You may at times do something that challenges your own self-perception. And it can be hard to reconcile with yourself when you do something that negatively affects you or others. Here are some tips for how to internally practice self-forgiveness:

  • Think back. Think back to a time in your life when you felt safe and cared about someone. Remember who that is — it could be a friend, relative, teacher, mentor, spiritual figure, or a pet. Visualize the feeling of being around them and being protected. Let yourself feel safe. Then, together with your protector, list all of your positive qualities.
  • Remember the event. Next, acknowledge the facts surrounding what you need to forgive yourself for. Remember back to the specific event and how it made you feel. Notice what is hard to face. Make a list of what happened and sort it all into three different categories: moral faults, unskillfulness, and everything else. Moral faults call for guilt or remorse, and unskillfulness requires correction like committing to never doing a certain act again.

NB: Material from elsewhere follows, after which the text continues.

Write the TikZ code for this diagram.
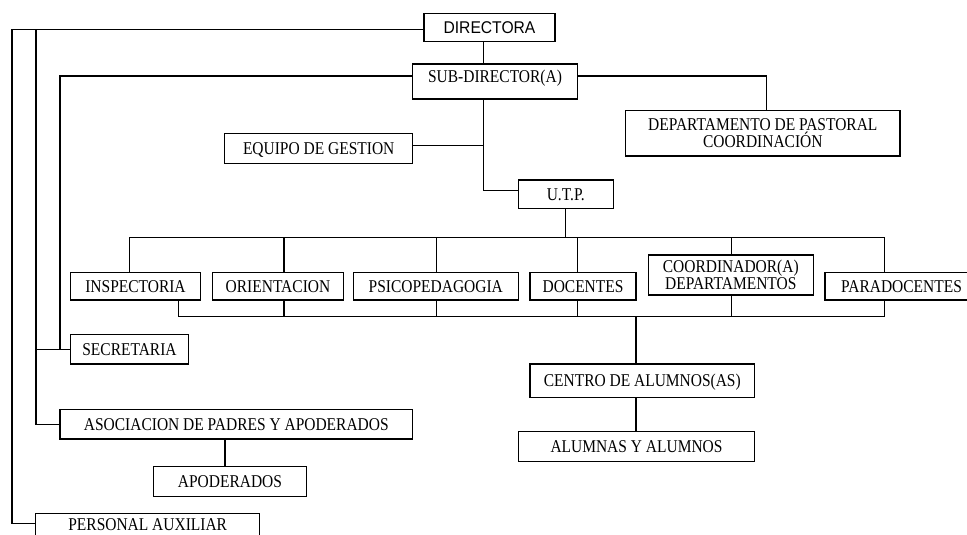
\documentclass[tikz,border=0pt]{standalone}
\usepackage{fontspec}
\setmainfont{Liberation Serif}[FakeStretch=0.86]
\newfontfamily\dirfont{Liberation Sans}[FakeStretch=0.92]
\begin{document}
\begin{tikzpicture}[x=1pt,y=-1pt,
  line width=1.3pt,
  box/.style={draw, line width=1.3pt, inner sep=0pt, font=\fontsize{18}{16}\selectfont, text height=12pt, text depth=0pt},
  mbox/.style={draw, line width=1.3pt, inner sep=0pt, align=center}]
\fill[white] (0,0) rectangle (967,535);
\useasboundingbox (0,0) rectangle (967,535);

% boxes
\node[box, font=\fontsize{17}{16}\selectfont\dirfont, minimum width=131pt, minimum height=28pt] (dir) at (489.5,27.7) {DIRECTORA};
\node[box, minimum width=164.6pt, minimum height=35pt, text depth=9pt] (sub) at (495,81.5) {SUB-DIRECTOR(A)};
\node[box, minimum width=188pt, minimum height=30pt] (eq) at (318.7,148.3) {EQUIPO DE GESTION\hspace{14.4pt}};
\node[mbox, font=\fontsize{18}{15}\selectfont, minimum width=274.3pt, minimum height=45.3pt] (dept) at (762.8,133.35) {DEPARTAMENTO DE PASTORAL\\COORDINACIÓN};
\node[box, minimum width=95pt, minimum height=28.3pt] (utp) at (565.8,194.15) {U.T.P.};

\node[box, minimum width=130.4pt, minimum height=27.7pt] (insp) at (135.5,286.15) {INSPECTORIA};
\node[box, minimum width=130.6pt, minimum height=27.7pt] (orient) at (278,286.15) {ORIENTACION};
\node[box, minimum width=165pt, minimum height=27.7pt] (psico) at (435.8,286.15) {PSICOPEDAGOGIA};
\node[box, minimum width=106pt, minimum height=27.7pt] (doc) at (583,286.15) {DOCENTES};
\node[mbox, font=\fontsize{18}{16.7}\selectfont, minimum width=165pt, minimum height=40pt] (coord) at (730.8,275) {COORDINADOR(A)\\DEPARTAMENTOS};
\node[box, minimum width=153pt, minimum height=27.7pt] (para) at (901.5,286.15) {PARADOCENTES};

\node[box, minimum width=118.4pt, minimum height=29.7pt] (secr) at (129.5,349.15) {SECRETARIA};
\node[box, minimum width=352.7pt, minimum height=29.7pt] (asoc) at (236.3,424.15) {ASOCIACION DE PADRES Y APODERADOS};
\node[box, minimum width=153.4pt, minimum height=30.4pt] (apod) at (230,481.5) {APODERADOS};
\node[box, minimum width=224pt, minimum height=27.8pt, text depth=5pt] (pers) at (147.7,527.2) {PERSONAL AUXILIAR};
\node[box, minimum width=224.7pt, minimum height=33.7pt] (centro) at (642.3,380.85) {CENTRO DE ALUMNOS(AS)};
\node[box, minimum width=236.4pt, minimum height=30.4pt] (alum) at (636.5,446.5) {ALUMNAS Y ALUMNOS};

% helper coordinates
\coordinate (c1) at (12,0);
\coordinate (c2) at (36,0);
\coordinate (c3) at (60,0);
\coordinate (trunk) at (483.3,0);
\coordinate (busT) at (0,237.3);
\coordinate (busB) at (0,316.7);
\coordinate (dl) at ([yshift=-1.6pt]dir.west);
\coordinate (pl) at ([yshift=3.5pt]pers.west);

% left side connectors
\draw (dl) -| (c1 |- pl) -- (pl);
\draw (c2 |- dl) |- (asoc.west);
\draw (c2 |- secr.west) -- (secr.west);
\draw ([yshift=5.5pt]sub.west) -| (c3 |- secr.west);

% top trunk
\draw (dir.south -| trunk) -- (sub.north -| trunk);
\draw (sub.south -| trunk) |- ([yshift=3.4pt]utp.west);
\draw ([yshift=3pt]eq.east) -- ([yshift=3pt]eq.east -| trunk);
\draw ([yshift=5.5pt]sub.east) -| ([xshift=3.9pt]dept.north);

% top bus
\draw (utp.south) -- (utp.south |- busT);
\draw ([xshift=-6.2pt]insp.north) |- ([xshift=-17.2pt]para.north |- busT) -- ([xshift=-17.2pt]para.north);
\draw ([xshift=6pt]orient.north) -- ([xshift=6pt]orient.north |- busT);
\draw ([xshift=0.5pt]psico.north) -- ([xshift=0.5pt]psico.north |- busT);
\draw ([xshift=-5.7pt]doc.north) -- ([xshift=-5.7pt]doc.north |- busT);
\draw ([xshift=0.9pt]coord.north) -- ([xshift=0.9pt]coord.north |- busT);

% bottom bus
\draw ([xshift=42.8pt]insp.south) |- ([xshift=-17.2pt]para.south |- busB) -- ([xshift=-17.2pt]para.south);
\draw ([xshift=6pt]orient.south) -- ([xshift=6pt]orient.south |- busB);
\draw ([xshift=0.5pt]psico.south) -- ([xshift=0.5pt]psico.south |- busB);
\draw ([xshift=-5.7pt]doc.south) -- ([xshift=-5.7pt]doc.south |- busB);
\draw ([xshift=0.9pt]coord.south) -- ([xshift=0.9pt]coord.south |- busB);
\draw ([xshift=-6.3pt]centro.north |- busB) -- ([xshift=-6.3pt]centro.north);
\draw ([xshift=-6.3pt]centro.south) -- ([xshift=-6.3pt]centro.south |- alum.north);
\draw ([xshift=-11.3pt]asoc.south) -- ([xshift=-11.3pt]asoc.south |- apod.north);
\end{tikzpicture}
\end{document}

  • Don’t avoid guilt. Not feeling great about doing something bad is healthy and natural. If we wipe away the bad feelings of doing bad, what are we left with? However, there is a difference between shame and guilt. Shame comes with defensive feelings like denial, avoidance, and violence. It is not helpful to tell yourself that you are a bad person at your core and feel guilty. By doing so, you may not think that you can change. Feeling guilt over your actions, however, can help you not repeat them.
  • Take responsibility. You cannot forgive yourself if you don’t own up to what you did both to yourself and to the person you have wronged. Let them know that you take accountability for what you did and let yourself know this too. Learn to fully accept that you did whatever you did.
  • Try to repair the damage. It may be hard for you to truly forgive yourself if you feel you haven’t done what you need to do to make amends. Perhaps this means offering financial aid, repairing the property, or simply saying sorry to someone.
  • Have empathy for more than yourself. It has been found that people have trouble with self-forgiveness when they also have empathy with the other party involved. It’s normal for people to struggle with this tension. However, without having empathy for both yourself and the other person, this self-forgiveness can be empty and not mean much.

These tips are difficult to incorporate, but so is having true self-forgiveness. It will most likely be a long journey that will have valleys and peaks. You may never fully release the negative feelings you have. Self-forgiveness doesn’t need to be a self-indulgent thing but rather a clear appraisal of your capacity for doing bad and good.